Yes it was sad, but I think it was this exact sadness that made me more hopeful than ever that this spring would be full of joy and life and baby birds. In fact, just as depicted in my favorite Pixar movie Inside Out, sometimes sadness is the avenue by which you arrive at life’s greatest joys. As exciting as it was to watch the first nest fill up with eggs and then witness the first flights, how much more exciting would it be this time around with a different perspective. A perspective of hope mixed with the reality that sometimes things don’t workout the way want them too. Because that is real life.
But when we give up hope that things can be better we give up on life.
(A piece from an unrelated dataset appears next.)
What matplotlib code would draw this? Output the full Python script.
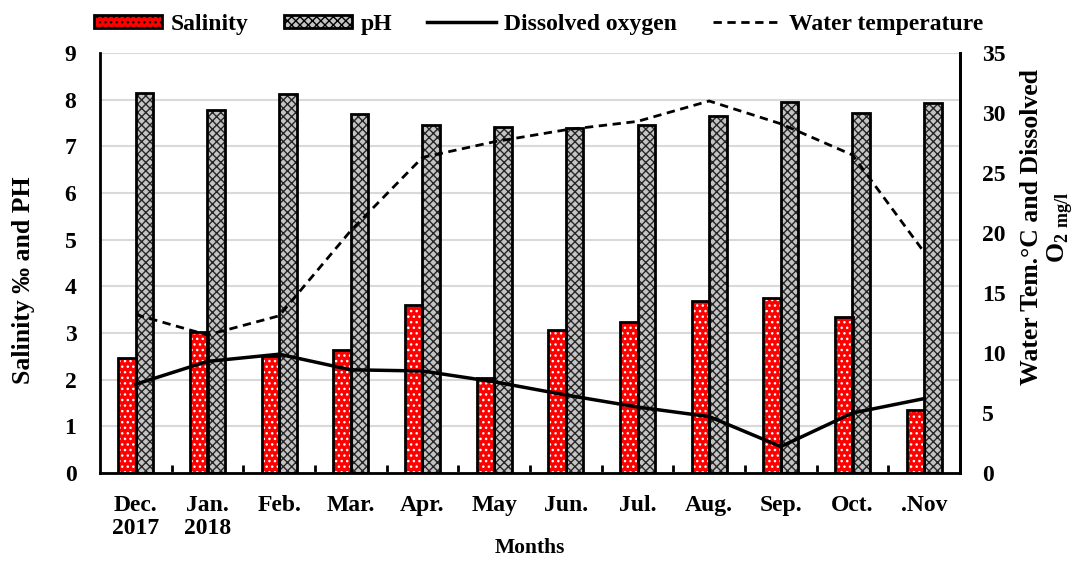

I waited one week and journeyed back to Home Depot walking straight past the Fern Shamer Lady. I looked frantically around for ferns while avoiding eye contact with her. I found a different employee to ask, and he led me inside to a pillar of magical ferns. I swear I heard the hallelujah chorus and heaven opened up to shine a beam of sun on my ferns. I grabbed three and headed to a different register.
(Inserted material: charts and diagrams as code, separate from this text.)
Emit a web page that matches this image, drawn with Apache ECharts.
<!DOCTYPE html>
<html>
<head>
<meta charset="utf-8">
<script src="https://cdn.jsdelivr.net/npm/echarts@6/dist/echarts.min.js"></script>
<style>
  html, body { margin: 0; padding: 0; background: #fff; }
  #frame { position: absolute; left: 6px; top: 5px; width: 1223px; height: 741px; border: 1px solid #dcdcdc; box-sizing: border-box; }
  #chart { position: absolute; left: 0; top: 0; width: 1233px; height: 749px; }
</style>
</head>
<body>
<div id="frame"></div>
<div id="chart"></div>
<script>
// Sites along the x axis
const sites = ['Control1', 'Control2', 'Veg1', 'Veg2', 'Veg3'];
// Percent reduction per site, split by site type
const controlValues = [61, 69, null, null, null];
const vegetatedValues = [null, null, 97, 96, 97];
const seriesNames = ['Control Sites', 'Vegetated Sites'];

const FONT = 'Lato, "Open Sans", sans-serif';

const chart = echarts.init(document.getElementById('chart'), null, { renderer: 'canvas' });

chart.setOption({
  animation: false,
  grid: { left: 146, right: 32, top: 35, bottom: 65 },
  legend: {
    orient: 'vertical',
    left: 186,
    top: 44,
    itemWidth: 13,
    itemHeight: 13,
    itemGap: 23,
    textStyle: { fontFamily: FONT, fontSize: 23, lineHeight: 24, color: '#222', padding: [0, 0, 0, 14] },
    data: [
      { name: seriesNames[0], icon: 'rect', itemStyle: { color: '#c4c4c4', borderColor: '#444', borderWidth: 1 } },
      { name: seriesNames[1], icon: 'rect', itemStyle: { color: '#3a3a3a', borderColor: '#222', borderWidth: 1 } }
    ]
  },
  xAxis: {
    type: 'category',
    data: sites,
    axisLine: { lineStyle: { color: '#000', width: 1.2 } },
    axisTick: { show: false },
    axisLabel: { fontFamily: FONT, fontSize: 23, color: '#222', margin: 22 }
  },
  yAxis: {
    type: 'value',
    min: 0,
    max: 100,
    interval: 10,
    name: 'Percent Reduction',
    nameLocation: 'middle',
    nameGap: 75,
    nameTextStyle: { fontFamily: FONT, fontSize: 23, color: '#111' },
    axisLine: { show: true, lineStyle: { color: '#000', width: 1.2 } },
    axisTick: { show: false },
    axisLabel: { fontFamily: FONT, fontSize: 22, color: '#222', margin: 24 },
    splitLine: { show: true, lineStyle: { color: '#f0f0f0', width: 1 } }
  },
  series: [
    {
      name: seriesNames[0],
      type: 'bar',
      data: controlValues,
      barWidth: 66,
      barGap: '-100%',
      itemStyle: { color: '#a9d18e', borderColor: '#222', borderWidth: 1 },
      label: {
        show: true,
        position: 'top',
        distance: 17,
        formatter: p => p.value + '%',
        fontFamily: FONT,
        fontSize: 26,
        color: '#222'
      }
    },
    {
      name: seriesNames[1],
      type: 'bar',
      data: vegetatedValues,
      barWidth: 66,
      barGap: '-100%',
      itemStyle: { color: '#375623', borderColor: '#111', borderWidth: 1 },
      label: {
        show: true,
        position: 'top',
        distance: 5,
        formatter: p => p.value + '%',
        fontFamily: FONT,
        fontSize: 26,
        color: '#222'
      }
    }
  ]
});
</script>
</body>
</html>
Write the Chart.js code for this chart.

But she saw me. And can you believe she actually recognized me, judged me and shouted across the aisle, “Be careful! We may have another freeze!” The nerve! I paid for them and pretty much ran to the car never looking back. You’re not going to rain on my parade lady!! I’ve got spring in my heart, hope in my hands and birdies on my mind! I flung those ferns up on the hooks and even put out welcome home bird seed all over the front porch.
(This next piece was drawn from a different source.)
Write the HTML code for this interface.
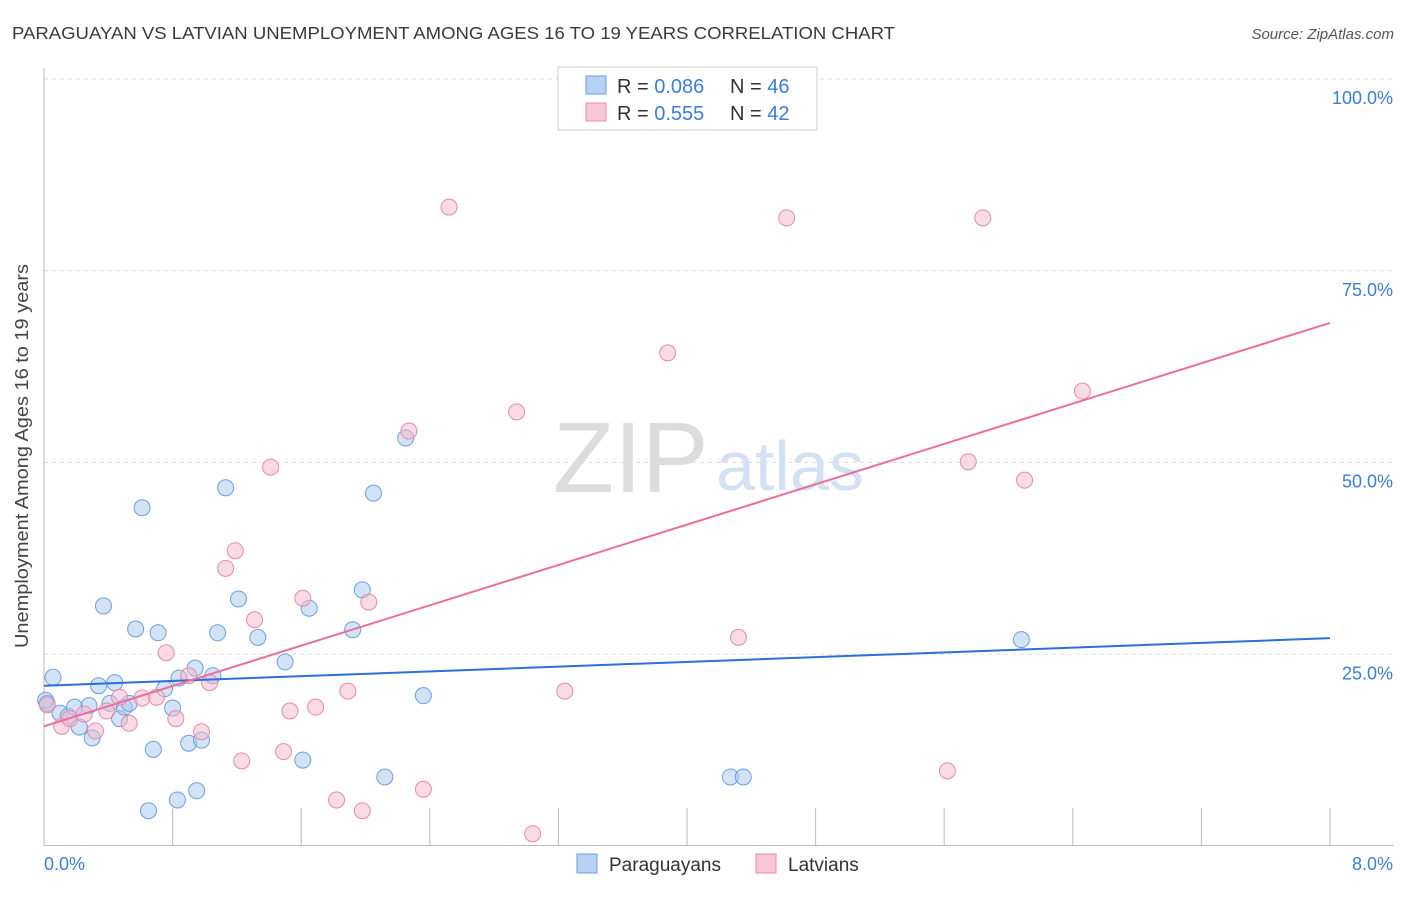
<!DOCTYPE html>
<html><head><meta charset="utf-8"><style>
body{margin:0;background:#fff;font-family:"Liberation Sans",sans-serif;}
svg text{font-family:"Liberation Sans",sans-serif;}
</style></head><body>
<svg width="1406" height="892" viewBox="0 0 1406 892">
<text x="12" y="39" font-size="17.5" fill="#3a3a3a" textLength="883" lengthAdjust="spacingAndGlyphs">PARAGUAYAN VS LATVIAN UNEMPLOYMENT AMONG AGES 16 TO 19 YEARS CORRELATION CHART</text>
<text x="1394" y="39" font-size="15" font-style="italic" fill="#555" text-anchor="end">Source: ZipAtlas.com</text>
<g>
<text x="553" y="492" font-size="100" font-family="Liberation Serif,serif" fill="#dcdcdc">ZIP</text>
<text x="716" y="490" font-size="70" fill="#d3e1f3">atlas</text>
</g>
<g id="grid"></g>
<g id="axes"></g>
<g id="marks"></g>
<text x="28" y="456" font-size="18" fill="#444" text-anchor="middle" textLength="384" lengthAdjust="spacingAndGlyphs" transform="rotate(-90 28 456)">Unemployment Among Ages 16 to 19 years</text>
<g>
<rect x="558" y="67" width="259" height="63" fill="#fff" stroke="#ccc"/>
<rect x="586" y="76" width="20" height="18" fill="#b7d1f3" stroke="#6c9fe0"/>
<rect x="586" y="103" width="20" height="18" fill="#f8c6d5" stroke="#e88aa8"/>
<text x="617" y="93" font-size="20" fill="#333">R = <tspan fill="#3b7dd8">0.086</tspan></text>
<text x="730" y="93" font-size="20" fill="#333">N = <tspan fill="#3b7dd8">46</tspan></text>
<text x="617" y="120" font-size="20" fill="#333">R = <tspan fill="#3b7dd8">0.555</tspan></text>
<text x="730" y="120" font-size="20" fill="#333">N = <tspan fill="#3b7dd8">42</tspan></text>
</g>
<g>
<rect x="577" y="854" width="20" height="19" fill="#b7d1f3" stroke="#6c9fe0"/>
<text x="609" y="871" font-size="19" fill="#333">Paraguayans</text>
<rect x="756" y="854" width="20" height="19" fill="#f8c6d5" stroke="#e88aa8"/>
<text x="788" y="871" font-size="19" fill="#333">Latvians</text>
</g>
</svg>
<script>
const xTicks=[0,0.8,1.6,2.4,3.2,4.0,4.8,5.6,6.4,7.2,8.0];
const yTicks=[25,50,75,100];
const yTickLabels=["25.0%","50.0%","75.0%","100.0%"];
const xEndLabels=["0.0%","8.0%"];
const parX=[0.056,0.019,0.10,0.15,0.19,0.22,0.28,0.30,0.34,0.37,0.41,0.44,0.47,0.50,0.53,0.57,0.61,0.68,0.71,0.75,0.80,0.83,0.84,0.90,0.94,0.95,0.98,1.05,1.08,1.13,1.21,1.33,1.50,1.61,1.65,1.92,1.98,2.05,2.12,2.25,2.36,4.27,4.35,6.08,0.65,0.01];
const parY=[22.0,18.6,17.3,16.9,18.1,15.5,18.3,14.1,20.9,31.3,18.6,21.3,16.6,18.1,18.6,28.3,44.1,12.6,27.8,20.5,18.0,6.0,21.9,13.4,23.2,7.2,13.8,22.2,27.8,46.7,32.2,27.2,24.0,11.2,31.0,28.2,33.4,46.0,9.0,53.2,19.6,9.0,9.0,26.9,4.6,19.0];
const latX=[0.02,0.11,0.16,0.25,0.32,0.39,0.47,0.53,0.61,0.70,0.76,0.82,0.90,0.98,1.03,1.13,1.19,1.23,1.31,1.41,1.49,1.53,1.61,1.69,1.82,1.89,1.98,2.02,2.27,2.36,2.52,2.94,3.04,3.24,3.88,4.32,4.62,5.62,5.75,5.84,6.10,6.46];
const latY=[18.4,15.6,16.6,17.2,15.0,17.6,19.4,16.0,19.3,19.4,25.2,16.6,22.2,14.9,21.3,36.2,38.5,11.1,29.5,49.4,12.3,17.6,32.3,18.1,6.0,20.2,4.6,31.8,54.1,7.4,83.3,56.6,1.6,20.2,64.3,27.2,81.9,9.8,50.1,81.9,47.7,59.3];
const parTrend=[20.9,27.1];
const latTrend=[15.6,68.2];
const NS="http://www.w3.org/2000/svg";
const X=v=>44+v/8*1286, Y=v=>846-v/100*767;
function mk(p,t,a){const e=document.createElementNS(NS,t);for(const k in a)e.setAttribute(k,a[k]);p.appendChild(e);return e;}
const grid=document.getElementById('grid'),axes=document.getElementById('axes'),marks=document.getElementById('marks');
yTicks.forEach((t,i)=>{
 const l=mk(grid,'line',{x1:44,x2:1394,y1:Y(t),y2:Y(t),stroke:'#ddd','stroke-dasharray':'4,4'});
 
 
 const tx=mk(axes,'text',{x:1393,y:Y(t)+25,'font-size':18,fill:'#3b7dd8','text-anchor':'end'});
 tx.textContent=yTickLabels[i];
 
 
});
const la=mk(axes,'line',{x1:44,x2:44,y1:68,y2:846,stroke:'#bbb'});


const ba=mk(axes,'line',{x1:44,x2:1394,y1:845.5,y2:845.5,stroke:'#bbb'});


xTicks.forEach(t=>{
 const l=mk(axes,'line',{x1:X(t),x2:X(t),y1:808,y2:846,stroke:'#bbb'});
 
 
});
[[0,'start',44],[8,'end',1393]].forEach((d,i)=>{
 const tx=mk(axes,'text',{x:d[2],y:870,'font-size':18,fill:'#3b7dd8','text-anchor':d[1]});
 tx.textContent=xEndLabels[i];
 
 
});
function pts(xs,ys,fill,stroke,name){xs.forEach((x,i)=>{
 const c=mk(marks,'circle',{cx:X(x),cy:Y(ys[i]),r:8,fill:fill,'fill-opacity':0.5,stroke:stroke,'stroke-width':1});
 
 
});}
pts(parX,parY,'#a8c8f0','#6c9fe0','paraguayan-point');
pts(latX,latY,'#f5b8cb','#e88aa8','latvian-point');
const t1=mk(marks,'line',{x1:X(0),x2:X(8),y1:Y(parTrend[0]),y2:Y(parTrend[1]),stroke:'#2c6fd6','stroke-width':2});


const t2=mk(marks,'line',{x1:X(0),x2:X(8),y1:Y(latTrend[0]),y2:Y(latTrend[1]),stroke:'#e8709a','stroke-width':2});


</script>
</body></html>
And in just TWO DAYS we had a nest!! A beautiful, perfect, ready for babies nest. The kids and I were ecstatic. Great job Momma bird! It looks perfect. Welcome to the Clark house. We’ve been expecting you. Because no matter what happens in life our job is to hope and prepare and expect good things. So every day we check our nest, careful not to touch, and we smile with Spring in our hearts. Counting eggs and blessings.